--- Begin PROVIDED MATERIAL ---

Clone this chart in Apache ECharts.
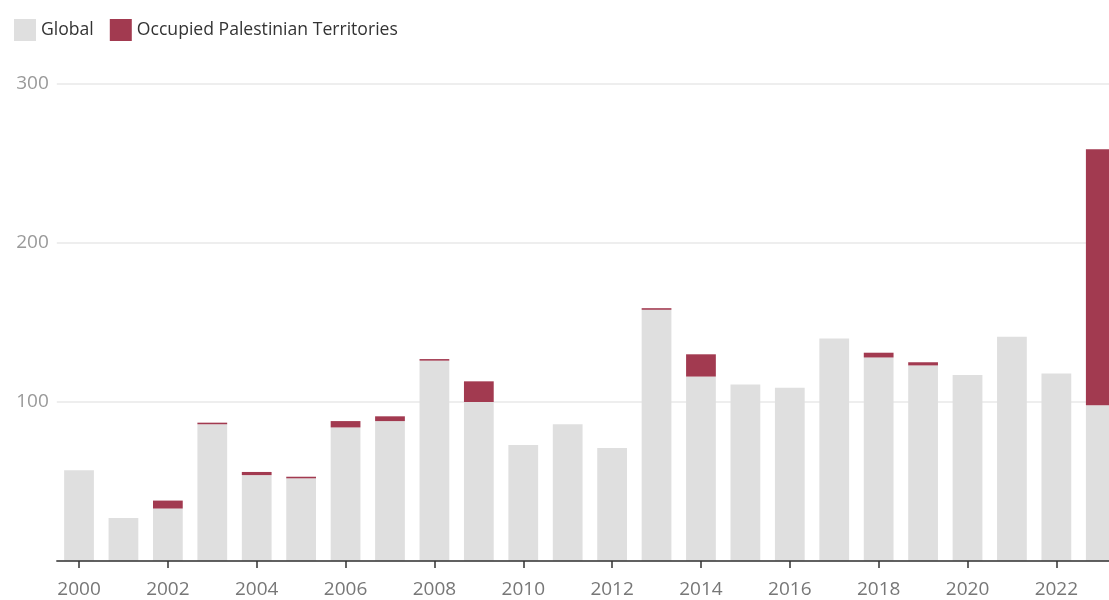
<!DOCTYPE html>
<html>
<head>
<meta charset="utf-8">
<script src="https://cdn.jsdelivr.net/npm/echarts@6/dist/echarts.min.js"></script>
<style>
html,body{margin:0;padding:0;background:#fff;overflow:hidden;width:1109px;height:600px;}
#chart{width:1123px;height:600px;}
</style>
</head>
<body>
<div id="chart"></div>
<script>
const years = ['2000','2001','2002','2003','2004','2005','2006','2007','2008','2009','2010','2011','2012','2013','2014','2015','2016','2017','2018','2019','2020','2021','2022','2023'];
const globalValues = [57,27,33,86,54,52,84,88,126,100,73,86,71,158,116,111,109,140,128,123,117,141,118,98];
const optValues = [0,0,5,1,2,1,4,3,1,13,0,0,0,1,14,0,0,0,3,2,0,0,0,161];
const yTicks = [0,100,200,300];

const FONT = '"Open Sans", sans-serif';
const chart = echarts.init(document.getElementById('chart'));
chart.setOption({
  animation: false,
  textStyle: {fontFamily: FONT},
  legend: {
    left: 14, top: 19, padding: 0, itemWidth: 22, itemHeight: 22, itemGap: 16,
    icon: 'rect',
    textStyle: {fontSize: 17.6, color: '#333', fontFamily: FONT},
    data: ['Global', 'Occupied Palestinian Territories']
  },
  grid: {left: 56.8, top: 84, right: 0, bottom: 39, containLabel: false},
  xAxis: {
    type: 'category',
    data: years,
    z: 5,
    axisLine: {show: true, lineStyle: {color: '#333', width: 1.5}},
    axisTick: {show: true, alignWithLabel: true, interval: 1, length: 7, lineStyle: {color: '#333', width: 1.5}},
    axisLabel: {interval: 1, fontSize: 19, color: '#777', margin: 19, fontFamily: FONT}
  },
  yAxis: {
    type: 'value',
    min: yTicks[0], max: yTicks[yTicks.length - 1], interval: 100,
    axisLine: {show: false},
    axisTick: {show: false},
    splitLine: {lineStyle: {color: '#e8e8e8', width: 1.5}},
    axisLabel: {showMinLabel: false, fontSize: 19, color: '#999', margin: 8, fontFamily: FONT}
  },
  series: [
    {
      name: 'Global', type: 'bar', stack: 'total', data: globalValues,
      barCategoryGap: '33%',
      itemStyle: {color: '#dfdfdf'}
    },
    {
      name: 'Occupied Palestinian Territories', type: 'bar', stack: 'total', data: optValues,
      itemStyle: {color: '#a23a50'}
    }
  ]
});
</script>
</body>
</html>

--- End PROVIDED MATERIAL ---

STATED GOAL:
Copy every line of the data word for word, omitting the images.

WRITTEN RESPONSE:
Clone this chart in Apache ECharts.
<!DOCTYPE html>
<html>
<head>
<meta charset="utf-8">
<script src="https://cdn.jsdelivr.net/npm/echarts@6/dist/echarts.min.js"></script>
<style>
html,body{margin:0;padding:0;background:#fff;overflow:hidden;width:1109px;height:600px;}
#chart{width:1123px;height:600px;}
</style>
</head>
<body>
<div id="chart"></div>
<script>
const years = ['2000','2001','2002','2003','2004','2005','2006','2007','2008','2009','2010','2011','2012','2013','2014','2015','2016','2017','2018','2019','2020','2021','2022','2023'];
const globalValues = [57,27,33,86,54,52,84,88,126,100,73,86,71,158,116,111,109,140,128,123,117,141,118,98];
const optValues = [0,0,5,1,2,1,4,3,1,13,0,0,0,1,14,0,0,0,3,2,0,0,0,161];
const yTicks = [0,100,200,300];

const FONT = '"Open Sans", sans-serif';
const chart = echarts.init(document.getElementById('chart'));
chart.setOption({
  animation: false,
  textStyle: {fontFamily: FONT},
  legend: {
    left: 14, top: 19, padding: 0, itemWidth: 22, itemHeight: 22, itemGap: 16,
    icon: 'rect',
    textStyle: {fontSize: 17.6, color: '#333', fontFamily: FONT},
    data: ['Global', 'Occupied Palestinian Territories']
  },
  grid: {left: 56.8, top: 84, right: 0, bottom: 39, containLabel: false},
  xAxis: {
    type: 'category',
    data: years,
    z: 5,
    axisLine: {show: true, lineStyle: {color: '#333', width: 1.5}},
    axisTick: {show: true, alignWithLabel: true, interval: 1, length: 7, lineStyle: {color: '#333', width: 1.5}},
    axisLabel: {interval: 1, fontSize: 19, color: '#777', margin: 19, fontFamily: FONT}
  },
  yAxis: {
    type: 'value',
    min: yTicks[0], max: yTicks[yTicks.length - 1], interval: 100,
    axisLine: {show: false},
    axisTick: {show: false},
    splitLine: {lineStyle: {color: '#e8e8e8', width: 1.5}},
    axisLabel: {showMinLabel: false, fontSize: 19, color: '#999', margin: 8, fontFamily: FONT}
  },
  series: [
    {
      name: 'Global', type: 'bar', stack: 'total', data: globalValues,
      barCategoryGap: '33%',
      itemStyle: {color: '#dfdfdf'}
    },
    {
      name: 'Occupied Palestinian Territories', type: 'bar', stack: 'total', data: optValues,
      itemStyle: {color: '#a23a50'}
    }
  ]
});
</script>
</body>
</html>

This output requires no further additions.